— start of SOURCE MATERIAL —

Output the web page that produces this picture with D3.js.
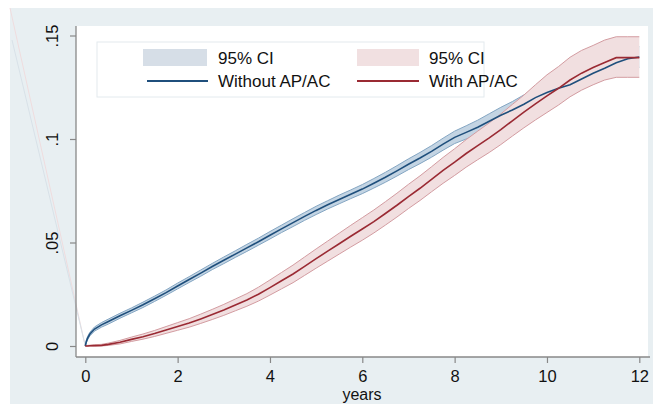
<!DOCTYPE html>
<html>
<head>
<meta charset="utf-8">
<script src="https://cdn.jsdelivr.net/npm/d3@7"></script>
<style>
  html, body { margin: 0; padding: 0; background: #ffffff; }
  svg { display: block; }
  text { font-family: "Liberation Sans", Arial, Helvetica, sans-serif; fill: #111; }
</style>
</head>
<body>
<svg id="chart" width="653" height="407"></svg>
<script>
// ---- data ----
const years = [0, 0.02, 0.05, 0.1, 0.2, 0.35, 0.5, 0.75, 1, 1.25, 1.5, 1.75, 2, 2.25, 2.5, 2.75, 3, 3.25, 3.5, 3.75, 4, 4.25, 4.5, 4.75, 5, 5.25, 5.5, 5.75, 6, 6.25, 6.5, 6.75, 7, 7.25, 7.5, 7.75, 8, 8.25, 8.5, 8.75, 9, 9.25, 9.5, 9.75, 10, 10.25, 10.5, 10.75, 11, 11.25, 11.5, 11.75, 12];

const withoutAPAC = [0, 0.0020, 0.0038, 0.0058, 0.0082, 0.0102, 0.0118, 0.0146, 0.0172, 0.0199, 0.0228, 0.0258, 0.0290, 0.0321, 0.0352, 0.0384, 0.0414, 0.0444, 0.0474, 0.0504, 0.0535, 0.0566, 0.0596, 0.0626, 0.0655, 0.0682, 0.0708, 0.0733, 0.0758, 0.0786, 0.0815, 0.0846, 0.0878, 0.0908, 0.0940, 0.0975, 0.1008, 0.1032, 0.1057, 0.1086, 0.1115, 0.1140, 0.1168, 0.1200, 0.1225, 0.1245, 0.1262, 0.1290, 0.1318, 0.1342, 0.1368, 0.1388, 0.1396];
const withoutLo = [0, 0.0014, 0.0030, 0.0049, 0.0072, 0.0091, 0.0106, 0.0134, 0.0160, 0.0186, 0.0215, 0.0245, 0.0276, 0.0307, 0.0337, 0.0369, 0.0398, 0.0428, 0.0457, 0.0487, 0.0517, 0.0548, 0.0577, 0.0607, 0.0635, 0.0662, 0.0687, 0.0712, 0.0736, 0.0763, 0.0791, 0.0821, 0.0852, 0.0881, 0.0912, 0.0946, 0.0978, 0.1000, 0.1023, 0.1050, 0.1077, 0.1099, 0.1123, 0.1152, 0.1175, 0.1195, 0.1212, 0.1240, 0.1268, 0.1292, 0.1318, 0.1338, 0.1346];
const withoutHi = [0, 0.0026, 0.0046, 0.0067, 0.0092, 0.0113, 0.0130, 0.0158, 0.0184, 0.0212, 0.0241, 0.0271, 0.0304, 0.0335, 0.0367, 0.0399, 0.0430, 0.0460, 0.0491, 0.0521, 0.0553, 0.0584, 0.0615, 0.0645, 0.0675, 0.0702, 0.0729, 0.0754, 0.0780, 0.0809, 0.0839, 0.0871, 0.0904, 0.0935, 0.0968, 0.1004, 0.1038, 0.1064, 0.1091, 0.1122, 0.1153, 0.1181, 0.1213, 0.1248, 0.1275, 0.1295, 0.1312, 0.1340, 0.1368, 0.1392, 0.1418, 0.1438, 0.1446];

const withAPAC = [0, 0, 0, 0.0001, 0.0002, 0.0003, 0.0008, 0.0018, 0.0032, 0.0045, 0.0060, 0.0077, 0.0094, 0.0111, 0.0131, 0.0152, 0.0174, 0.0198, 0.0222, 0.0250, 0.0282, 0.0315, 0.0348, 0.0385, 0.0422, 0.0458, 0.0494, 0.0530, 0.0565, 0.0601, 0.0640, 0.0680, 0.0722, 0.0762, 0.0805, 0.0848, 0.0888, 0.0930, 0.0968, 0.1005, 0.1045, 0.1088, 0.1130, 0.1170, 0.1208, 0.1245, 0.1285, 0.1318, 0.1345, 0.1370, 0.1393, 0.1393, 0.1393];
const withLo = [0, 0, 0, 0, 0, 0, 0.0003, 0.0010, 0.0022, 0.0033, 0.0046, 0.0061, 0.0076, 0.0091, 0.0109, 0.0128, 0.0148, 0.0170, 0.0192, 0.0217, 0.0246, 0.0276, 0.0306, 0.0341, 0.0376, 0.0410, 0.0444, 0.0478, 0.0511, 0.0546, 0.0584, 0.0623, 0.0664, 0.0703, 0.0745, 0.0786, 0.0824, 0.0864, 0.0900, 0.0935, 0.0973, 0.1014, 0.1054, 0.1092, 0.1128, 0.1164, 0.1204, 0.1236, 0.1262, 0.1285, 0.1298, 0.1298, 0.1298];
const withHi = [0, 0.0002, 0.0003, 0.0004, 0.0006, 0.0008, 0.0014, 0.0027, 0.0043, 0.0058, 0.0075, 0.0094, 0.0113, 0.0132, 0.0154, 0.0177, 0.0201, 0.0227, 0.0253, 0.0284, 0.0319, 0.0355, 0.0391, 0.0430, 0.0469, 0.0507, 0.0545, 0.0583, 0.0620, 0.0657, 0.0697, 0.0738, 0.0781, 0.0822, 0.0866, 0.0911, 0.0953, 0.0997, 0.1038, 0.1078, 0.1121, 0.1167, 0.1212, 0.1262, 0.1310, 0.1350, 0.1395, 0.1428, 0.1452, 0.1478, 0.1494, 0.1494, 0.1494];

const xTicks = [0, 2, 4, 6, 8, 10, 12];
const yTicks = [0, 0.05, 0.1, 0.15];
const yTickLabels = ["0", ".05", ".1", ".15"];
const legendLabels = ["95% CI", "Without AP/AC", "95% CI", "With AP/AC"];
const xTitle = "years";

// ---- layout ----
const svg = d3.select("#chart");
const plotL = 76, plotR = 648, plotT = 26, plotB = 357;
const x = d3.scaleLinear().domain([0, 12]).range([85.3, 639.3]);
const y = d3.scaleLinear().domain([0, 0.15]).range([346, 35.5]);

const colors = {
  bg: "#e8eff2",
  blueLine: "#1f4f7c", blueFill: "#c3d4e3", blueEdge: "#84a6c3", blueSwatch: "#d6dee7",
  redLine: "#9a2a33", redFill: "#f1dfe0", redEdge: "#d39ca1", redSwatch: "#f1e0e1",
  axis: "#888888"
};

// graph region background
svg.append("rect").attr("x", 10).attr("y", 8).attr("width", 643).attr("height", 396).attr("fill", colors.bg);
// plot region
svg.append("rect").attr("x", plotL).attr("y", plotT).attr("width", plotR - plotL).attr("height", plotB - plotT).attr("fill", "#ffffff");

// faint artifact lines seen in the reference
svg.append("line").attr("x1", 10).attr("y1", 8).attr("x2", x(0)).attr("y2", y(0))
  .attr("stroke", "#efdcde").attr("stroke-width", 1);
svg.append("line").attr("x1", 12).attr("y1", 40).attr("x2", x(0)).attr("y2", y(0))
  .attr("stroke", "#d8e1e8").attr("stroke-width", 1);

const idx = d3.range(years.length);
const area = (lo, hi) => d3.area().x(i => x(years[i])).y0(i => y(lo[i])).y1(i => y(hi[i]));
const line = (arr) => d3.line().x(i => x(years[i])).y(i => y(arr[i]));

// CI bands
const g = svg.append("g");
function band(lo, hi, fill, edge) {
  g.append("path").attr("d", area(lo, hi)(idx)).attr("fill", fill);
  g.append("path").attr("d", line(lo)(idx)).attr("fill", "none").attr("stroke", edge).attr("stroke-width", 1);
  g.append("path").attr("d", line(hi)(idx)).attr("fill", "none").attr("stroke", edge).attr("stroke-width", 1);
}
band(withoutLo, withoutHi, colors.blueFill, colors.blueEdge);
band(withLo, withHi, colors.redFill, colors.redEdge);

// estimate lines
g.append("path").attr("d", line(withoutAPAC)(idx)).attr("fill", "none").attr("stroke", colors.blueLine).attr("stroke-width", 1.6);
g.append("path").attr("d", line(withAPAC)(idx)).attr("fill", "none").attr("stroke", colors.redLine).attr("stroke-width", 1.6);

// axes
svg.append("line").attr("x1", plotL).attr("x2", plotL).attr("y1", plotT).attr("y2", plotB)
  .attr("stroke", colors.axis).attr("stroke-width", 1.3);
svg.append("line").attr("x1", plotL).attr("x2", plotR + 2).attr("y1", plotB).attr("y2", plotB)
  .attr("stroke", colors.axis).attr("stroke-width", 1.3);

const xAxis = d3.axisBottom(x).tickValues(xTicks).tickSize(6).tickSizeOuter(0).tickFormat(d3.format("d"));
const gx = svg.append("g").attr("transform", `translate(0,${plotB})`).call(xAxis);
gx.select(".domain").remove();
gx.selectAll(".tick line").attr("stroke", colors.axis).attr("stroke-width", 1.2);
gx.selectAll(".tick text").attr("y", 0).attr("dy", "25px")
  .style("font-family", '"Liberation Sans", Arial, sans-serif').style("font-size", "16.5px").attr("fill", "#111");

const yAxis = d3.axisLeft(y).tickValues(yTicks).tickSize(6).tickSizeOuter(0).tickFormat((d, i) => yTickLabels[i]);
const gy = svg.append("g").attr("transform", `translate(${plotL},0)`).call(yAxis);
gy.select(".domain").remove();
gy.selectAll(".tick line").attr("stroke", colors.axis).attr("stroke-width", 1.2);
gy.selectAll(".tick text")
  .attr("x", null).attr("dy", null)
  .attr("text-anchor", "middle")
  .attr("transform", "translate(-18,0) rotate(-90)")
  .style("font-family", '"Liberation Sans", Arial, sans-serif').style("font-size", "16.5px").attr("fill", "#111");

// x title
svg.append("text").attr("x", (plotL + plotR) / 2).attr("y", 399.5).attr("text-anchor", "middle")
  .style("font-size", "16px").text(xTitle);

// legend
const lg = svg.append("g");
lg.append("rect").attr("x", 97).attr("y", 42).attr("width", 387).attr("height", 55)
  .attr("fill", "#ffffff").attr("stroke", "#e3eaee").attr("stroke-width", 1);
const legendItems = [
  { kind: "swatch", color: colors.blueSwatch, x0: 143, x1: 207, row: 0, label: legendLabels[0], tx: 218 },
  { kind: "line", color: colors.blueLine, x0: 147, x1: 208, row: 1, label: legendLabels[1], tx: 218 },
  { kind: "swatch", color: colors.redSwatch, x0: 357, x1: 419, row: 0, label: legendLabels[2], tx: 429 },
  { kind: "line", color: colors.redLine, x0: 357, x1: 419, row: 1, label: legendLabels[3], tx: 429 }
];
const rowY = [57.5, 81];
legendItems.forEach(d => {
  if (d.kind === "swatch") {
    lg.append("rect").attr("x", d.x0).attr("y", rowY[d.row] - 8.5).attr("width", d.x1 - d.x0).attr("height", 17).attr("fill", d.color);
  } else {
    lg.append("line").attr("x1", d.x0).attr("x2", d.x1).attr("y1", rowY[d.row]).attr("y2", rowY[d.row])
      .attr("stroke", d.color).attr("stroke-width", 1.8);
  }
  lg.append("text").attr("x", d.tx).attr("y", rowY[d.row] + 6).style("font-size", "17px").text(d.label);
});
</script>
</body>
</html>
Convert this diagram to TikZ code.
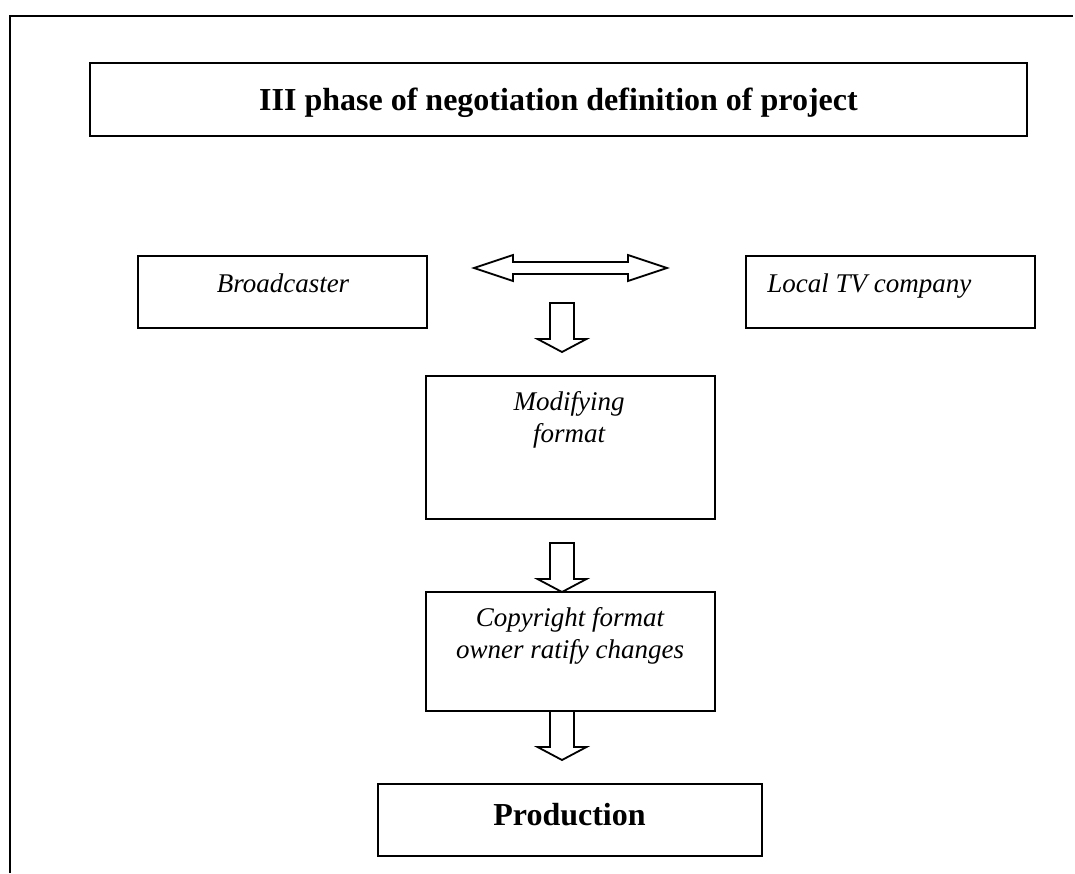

— end of SOURCE MATERIAL —

• **EXERCISE DESCRIPTION**
Select every line where the word "this" occurs.

• **TASK RESULT**
Output the web page that produces this picture with D3.js.
Convert this diagram to TikZ code.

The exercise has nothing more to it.